Night Trap was produced by Digital Pictures using a technology developed by Tom Zito that captured full-motion video on CD-ROM for playback in games. The game had originally been developed for the never-released NEMO/Control-Vision system — a VHS-based game platform — and was later ported to Sega CD. The game's horror content was mild by the standards of contemporary horror films: the Augers attempted to capture women using draining devices, and the player's goal was to trap the Augers before they could act. There was no graphic violence and no sexual content, though female characters wore pyjamas and nightgowns.
Senator Lieberman's presentation of Night Trap footage during the December 1993 hearings emphasised the surveillance mechanic — the player watching women through hidden cameras — and the presence of female characters in sleepwear. Descriptions read into the record portrayed the game as a voyeuristic product in which players watched and facilitated the torture of women. Sega's representatives, present at the hearing, were unable to rebut the characterisation effectively in real time, and the company agreed to withdraw the game from sale pending the outcomes of the hearings.
Subsequent analysis of the Night Trap controversy has generally concluded that the game was seriously misrepresented in the hearings. Reviewers who played it found a campy, clearly theatrical product with production values closer to a made-for-TV horror film than to anything resembling the description offered in the Senate record.

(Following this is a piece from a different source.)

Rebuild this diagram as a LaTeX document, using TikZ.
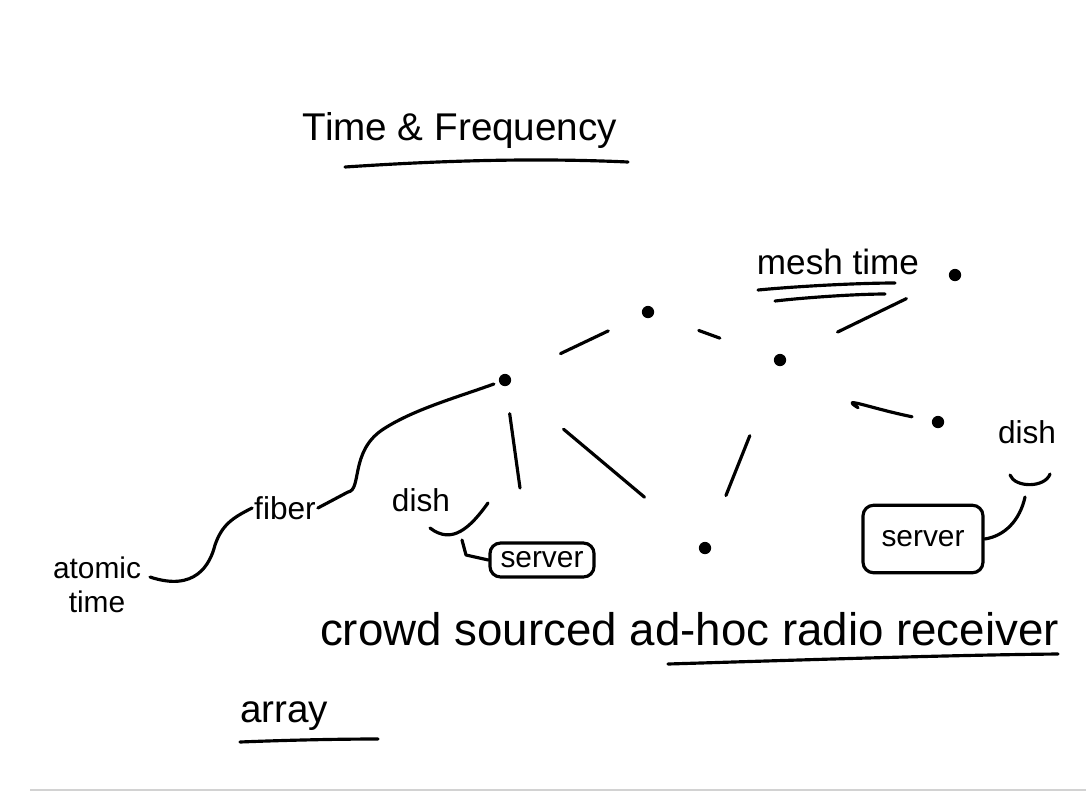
\documentclass[tikz,border=0pt]{standalone}
\usepackage{fontspec}
\setmainfont{Liberation Sans}
\begin{document}
\begin{tikzpicture}[x=0.02cm,y=-0.02cm,
  pen/.style={line width=1.8pt,line cap=round,line join=round},
  dotnode/.style={circle,fill=black,inner sep=0pt,minimum size=7pt},
  lbl/.style={inner sep=1pt,font=\fontsize{#1}{#1}\selectfont},
  serverbox/.style={draw,pen,rounded corners=6pt,inner xsep=6pt,inner ysep=5pt,font=\fontsize{17}{17}\selectfont}]
\useasboundingbox[fill=white] (0,0) rectangle (1086,796);
\draw[gray!35,line width=0.6pt] (30,790) -- (1086,790);
% title
\node[lbl=22] (title) at (460,130) {Time \& Frequency};
\draw[pen] (345,167) .. controls (450,160) and (540,158) .. (628,162);
% network nodes
\node[dotnode] (A) at (505,380) {};
\node[dotnode] (B) at (648,312) {};
\node[dotnode] (C) at (780,360) {};
\node[dotnode] (D) at (955,275) {};
\node[dotnode] (E) at (938,422) {};
\node[dotnode] (F) at (705,548) {};
% mesh edges
\draw[pen,shorten <=1.1cm,shorten >=0.75cm] (A) -- (B);
\draw[pen,shorten <=0.95cm,shorten >=1.15cm] (B) -- (C);
\draw[pen,shorten <=1.15cm,shorten >=0.95cm] (C) -- (D);
\draw[pen,shorten <=1.7cm,shorten >=0.4cm] (C) to[bend right=10] (E);
\draw[pen,shorten <=1.4cm,shorten >=1.45cm] (A) -- (F);
\draw[pen,shorten <=1.5cm,shorten >=1.0cm] (C) -- (F);
% mesh time
\node[lbl=20] (mesh) at (838,262) {mesh time};
\draw[pen] (758,290) .. controls (800,286) and (860,283) .. (895,283);
\draw[pen] (775,301) .. controls (810,297) and (860,294) .. (885,294);
% labels left
\node[lbl=18] (fiber) at (285,508) {fiber};
\node[lbl=17,align=center] (atomic) at (97,585) {atomic\\[2pt]time};
\draw[pen,shorten >=3pt] (fiber.east) -- (348,492) .. controls (362,490) and (350,452) .. (382,430) .. controls (412,410) and (455,398) .. (A);
\draw[pen] (150,577) .. controls (195,592) and (210,565) .. (215,545) .. controls (222,525) and (232,518) .. (fiber.west);
% server 1 and dish 1
\node[serverbox] (S1) at (542,560) {server};
\coordinate (S1top) at (520,488);
\draw[pen,shorten <=0.55cm] (A) -- (S1top);
\node[lbl=18] (dish1) at (421,500) {dish};
\draw[pen] (430,528) .. controls (452,545) and (470,528) .. (488,503);
\draw[pen] (462,540) -- (466,555) -- (S1.west);
% server 2 and dish 2
\node[serverbox,minimum width=2.4cm,minimum height=1.35cm] (S2) at (923,539) {server};
\node[lbl=18] (dish2) at (1027,432) {dish};
\draw[pen] (1010,475) .. controls (1015,488) and (1045,488) .. (1050,474);
\draw[pen] (1025,497) .. controls (1020,520) and (1005,536) .. (S2.east);
% bottom text
\node[lbl=26,anchor=base west] (crowd) at (318,645) {crowd sourced ad-hoc radio receiver};
\draw[pen] (668,664) .. controls (800,660) and (950,655) .. (1058,654);
\node[lbl=22,anchor=base west] (array) at (238,722) {array};
\draw[pen] (240,742) .. controls (290,740) and (340,739) .. (378,739);
\end{tikzpicture}
\end{document}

Dana Plato, the actress best known for her role in Diff'rent Strokes, gave interviews after the hearings expressing bewilderment at the controversy, noting that she had understood herself to be participating in a harmless entertainment product. Game journalists who covered the hearings at the time noted that the legislators appeared to be working from descriptions and still images rather than having played the games themselves.
The gap between the game's actual content and its congressional representation became a recurring example in gaming media of the way games could be weaponised for political purposes by people with no direct experience of the medium. The hearings were genuinely consequential — they resulted in the ESRB — but Night Trap's specific role in them was based on a reading of the game that most players did not share.
Night Trap was rereleased by Digital Pictures in 1994 and received an Adults Only (AO) rating from the newly formed ESRB, which was itself controversial: the game's content had not changed, but the AO rating was applied on the basis of its congressional association rather than a fresh content assessment. The rating effectively prevented mainstream retail distribution. The game has since been re-evaluated by gaming historians and preservation-minded collectors as a significant artifact of the FMV era, and it was successfully crowdfunded for a remastered release on modern platforms in 2017. Its notoriety has given it a longevity that its commercial performance would never otherwise have produced.
Night Trap was temporarily withdrawn from sale by Sega, later rereleased, and eventually received an AO (Adults Only) rating in a 1994 re-release; it is now widely regarded as a campy, harmless product that was weaponised for political purposes by legislators seeking evidence for pre-existing conclusions.